- _What you are asked to do_
Take the lines from the beginning of the data below through the line holding "explode = [17, 19, 17.5, 14]" and return exactly those.

- _Data provided_
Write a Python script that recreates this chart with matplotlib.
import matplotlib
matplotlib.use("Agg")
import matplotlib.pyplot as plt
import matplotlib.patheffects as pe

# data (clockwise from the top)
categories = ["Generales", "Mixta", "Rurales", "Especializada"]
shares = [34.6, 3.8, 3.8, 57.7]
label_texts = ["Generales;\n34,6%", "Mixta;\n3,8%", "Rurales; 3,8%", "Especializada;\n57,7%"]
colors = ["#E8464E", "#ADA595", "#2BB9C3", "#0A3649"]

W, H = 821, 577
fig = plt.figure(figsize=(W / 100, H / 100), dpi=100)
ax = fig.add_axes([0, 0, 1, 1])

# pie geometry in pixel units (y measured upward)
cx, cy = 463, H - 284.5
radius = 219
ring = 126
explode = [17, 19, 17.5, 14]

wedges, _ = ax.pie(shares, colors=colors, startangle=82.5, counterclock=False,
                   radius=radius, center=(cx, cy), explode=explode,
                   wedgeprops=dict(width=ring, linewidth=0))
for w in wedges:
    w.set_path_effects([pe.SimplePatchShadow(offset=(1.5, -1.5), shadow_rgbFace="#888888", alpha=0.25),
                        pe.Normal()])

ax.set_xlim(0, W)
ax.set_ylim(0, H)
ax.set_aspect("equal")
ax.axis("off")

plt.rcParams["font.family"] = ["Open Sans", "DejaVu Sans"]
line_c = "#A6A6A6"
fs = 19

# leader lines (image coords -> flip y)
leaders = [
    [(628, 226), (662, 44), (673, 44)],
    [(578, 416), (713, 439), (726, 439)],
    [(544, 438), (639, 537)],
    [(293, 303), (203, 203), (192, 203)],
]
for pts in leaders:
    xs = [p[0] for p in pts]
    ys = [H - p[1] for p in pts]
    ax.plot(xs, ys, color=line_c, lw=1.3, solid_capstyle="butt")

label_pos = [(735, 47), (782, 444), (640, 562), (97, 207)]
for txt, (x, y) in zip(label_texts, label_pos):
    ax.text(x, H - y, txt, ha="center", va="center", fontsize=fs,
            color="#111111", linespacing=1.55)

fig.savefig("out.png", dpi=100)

- _Complete answer_
Write a Python script that recreates this chart with matplotlib.
import matplotlib
matplotlib.use("Agg")
import matplotlib.pyplot as plt
import matplotlib.patheffects as pe

# data (clockwise from the top)
categories = ["Generales", "Mixta", "Rurales", "Especializada"]
shares = [34.6, 3.8, 3.8, 57.7]
label_texts = ["Generales;\n34,6%", "Mixta;\n3,8%", "Rurales; 3,8%", "Especializada;\n57,7%"]
colors = ["#E8464E", "#ADA595", "#2BB9C3", "#0A3649"]

W, H = 821, 577
fig = plt.figure(figsize=(W / 100, H / 100), dpi=100)
ax = fig.add_axes([0, 0, 1, 1])

# pie geometry in pixel units (y measured upward)
cx, cy = 463, H - 284.5
radius = 219
ring = 126
explode = [17, 19, 17.5, 14]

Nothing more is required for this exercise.